Engineering Phonons in Compositionally Complex Carbide Ceramics

TL;DR

This paper uses ab initio calculations and experiments to explore how compositional complexity in carbide ceramics influences phonon behavior and thermal conductivity, revealing ways to optimize these materials for extreme environment applications.

Contribution

It systematically investigates phonon properties in complex carbides and demonstrates how element selection affects phonon scattering and thermal conductivity, offering new design strategies.

Findings

Phonon band structure can be tuned via element composition.

Five-component carbides can have higher thermal conductivity than simpler alloys.

Unexpectedly, increased cation disorder does not always reduce thermal conductivity.

Abstract

In the pursuit of advanced ceramic materials with exceptional irradiation-resistance and high-temperature tolerance for nuclear applications, compositionally complex carbides (CCCs) have emerged as a highly promising class of candidate materials for extreme environments. In such conditions, critical material properties such as thermal stability, elasticity, thermal conductivity and thermodynamics behavior are predominantly influenced by phonons.
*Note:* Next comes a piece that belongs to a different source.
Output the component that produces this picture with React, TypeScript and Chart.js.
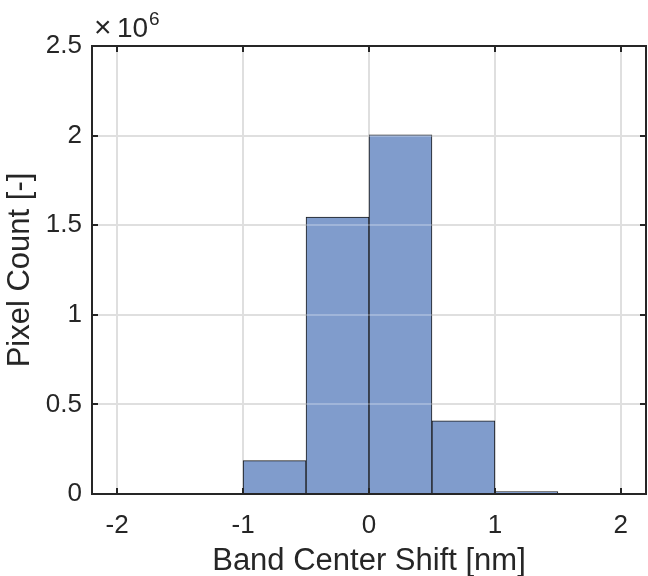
import React, { useEffect, useRef } from "react";
import { Chart, registerables } from "chart.js";

Chart.register(...registerables);

const binCenters = [-1.75, -1.25, -0.75, -0.25, 0.25, 0.75, 1.25, 1.75];
const counts = [0, 4000, 186000, 1545000, 2004000, 409000, 14000, 0];
const xTickValues = [-2, -1, 0, 1, 2];
const yTickValues = [0, 0.5e6, 1e6, 1.5e6, 2e6, 2.5e6];
const xLabel = "Band Center Shift [nm]";
const yLabel = "Pixel Count [-]";

const FONT = "'Liberation Sans', Arial, Helvetica, sans-serif";

const gridOverlayPlugin = {
  id: "gridOverlay",
  afterDatasetsDraw(chart: any) {
    const { ctx, chartArea } = chart;
    const ys = chart.scales.y;
    ctx.save();
    ctx.strokeStyle = "rgba(255,255,255,0.25)";
    ctx.lineWidth = 2;
    ctx.beginPath();
    yTickValues.forEach((v) => {
      const py = Math.round(ys.getPixelForValue(v));
      ctx.moveTo(chartArea.left, py);
      ctx.lineTo(chartArea.right, py);
    });
    ctx.stroke();
    ctx.restore();
  },
};

const framePlugin = {
  id: "frame",
  afterDraw(chart: any) {
    const { ctx, chartArea } = chart;
    const { left, right, top, bottom } = chartArea;
    const xs = chart.scales.x;
    const ys = chart.scales.y;
    ctx.save();
    ctx.strokeStyle = "#262626";
    ctx.lineWidth = 2;
    ctx.beginPath();
    xTickValues.forEach((v) => {
      const px = Math.round(xs.getPixelForValue(v));
      ctx.moveTo(px, bottom);
      ctx.lineTo(px, bottom - 6);
      ctx.moveTo(px, top);
      ctx.lineTo(px, top + 6);
    });
    yTickValues.forEach((v) => {
      const py = Math.round(ys.getPixelForValue(v));
      ctx.moveTo(left, py);
      ctx.lineTo(left + 6, py);
      ctx.moveTo(right, py);
      ctx.lineTo(right - 6, py);
    });
    ctx.stroke();
    ctx.strokeRect(left, top, right - left, bottom - top);
    ctx.fillStyle = "#262626";
    ctx.textBaseline = "alphabetic";
    ctx.textAlign = "left";
    ctx.font = `30px ${FONT}`;
    ctx.fillText("\u00d7", left + 2, top - 9);
    ctx.font = `28px ${FONT}`;
    ctx.fillText("10", left + 25, top - 9);
    ctx.font = `19px ${FONT}`;
    ctx.fillText("6", left + 57, top - 21);
    ctx.restore();
  },
};

export default function App() {
  const ref = useRef<HTMLCanvasElement | null>(null);
  useEffect(() => {
    document.body.style.margin = "0";
    const canvas = ref.current!;
    const chart = new Chart(canvas, {
      type: "bar",
      data: {
        datasets: [
          {
            data: binCenters.map((c, i) => ({ x: c, y: counts[i] })),
            backgroundColor: "#809ccc",
            borderColor: "#1a1a1a",
            borderWidth: 1,
            barPercentage: 1,
            categoryPercentage: 1,
          },
        ],
      },
      options: {
        animation: false,
        responsive: false,
        maintainAspectRatio: false,
        layout: { padding: { top: 46, right: 2, left: 0, bottom: 0 } },
        plugins: { legend: { display: false }, tooltip: { enabled: false } },
        scales: {
          x: {
            type: "linear",
            min: -2.2,
            max: 2.2,
            offset: false,
            afterBuildTicks: (s: any) => {
              s.ticks = xTickValues.map((v) => ({ value: v }));
            },
            afterFit: (s: any) => {
              s.height = 82;
            },
            grid: { color: "#dfdfdf", lineWidth: 2, drawTicks: false, offset: false },
            border: { display: false },
            ticks: {
              color: "#262626",
              font: { family: FONT, size: 26 },
              padding: 16,
              maxRotation: 0,
              callback: (v: any) => String(v),
            },
            title: {
              display: true,
              text: xLabel,
              color: "#262626",
              font: { family: FONT, size: 31 },
              padding: { top: 0, bottom: -4 },
            },
          },
          y: {
            type: "linear",
            min: 0,
            max: 2.5e6,
            afterBuildTicks: (s: any) => {
              s.ticks = yTickValues.map((v) => ({ value: v }));
            },
            afterFit: (s: any) => {
              s.width = 92;
            },
            grid: { color: "#d5d5d5", lineWidth: 2, drawTicks: false },
            border: { display: false },
            ticks: {
              color: "#262626",
              font: { family: FONT, size: 26 },
              padding: 10,
              callback: (v: any) => String(v / 1e6),
            },
            title: {
              display: true,
              text: yLabel,
              color: "#262626",
              font: { family: FONT, size: 31 },
              padding: { top: 2, bottom: 0 },
            },
          },
        },
      },
      plugins: [gridOverlayPlugin, framePlugin],
    } as any);
    return () => chart.destroy();
  }, []);
  return (
    <div style={{ width: 648, height: 576 }}>
      <canvas ref={ref} width={648} height={576} style={{ display: "block" }} />
    </div>
  );
}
In CCCs, pronounced cation disorder can lead to significant phonon scattering due to inherent mass and force constant variations, impacting these critical properties. In this study, we used ab initio calculations to predict the phonon band structures and systematically explore the influence of mass and force constant variance on the phonon spectral function of CCCs with a rock salt structure, ranging from binary to five-metal component carbides. Our findings reveal that the selection and concentration of constituent elements can be strategically utilized to tune the phonon band structure, phonon bandgap and phonon scattering in CCCs, thereby enabling control over phonon-related properties. Additionally, we measured the thermal conductivity of some of these CCCs using the spatial-domain thermoreflectance technique. Interestingly, the measured thermal conductivity of some of these CCCs indicates that five-component ceramics exhibit higher thermal conductivity than certain ternary and binary alloys. This observation contrasts with the expectation that greater cation disorder would result in more scattering and lower thermal conductivity. This intriguing result opens up the possibility of discovering CCCs with better thermal conductivity, presenting new opportunities for their application in extreme environments.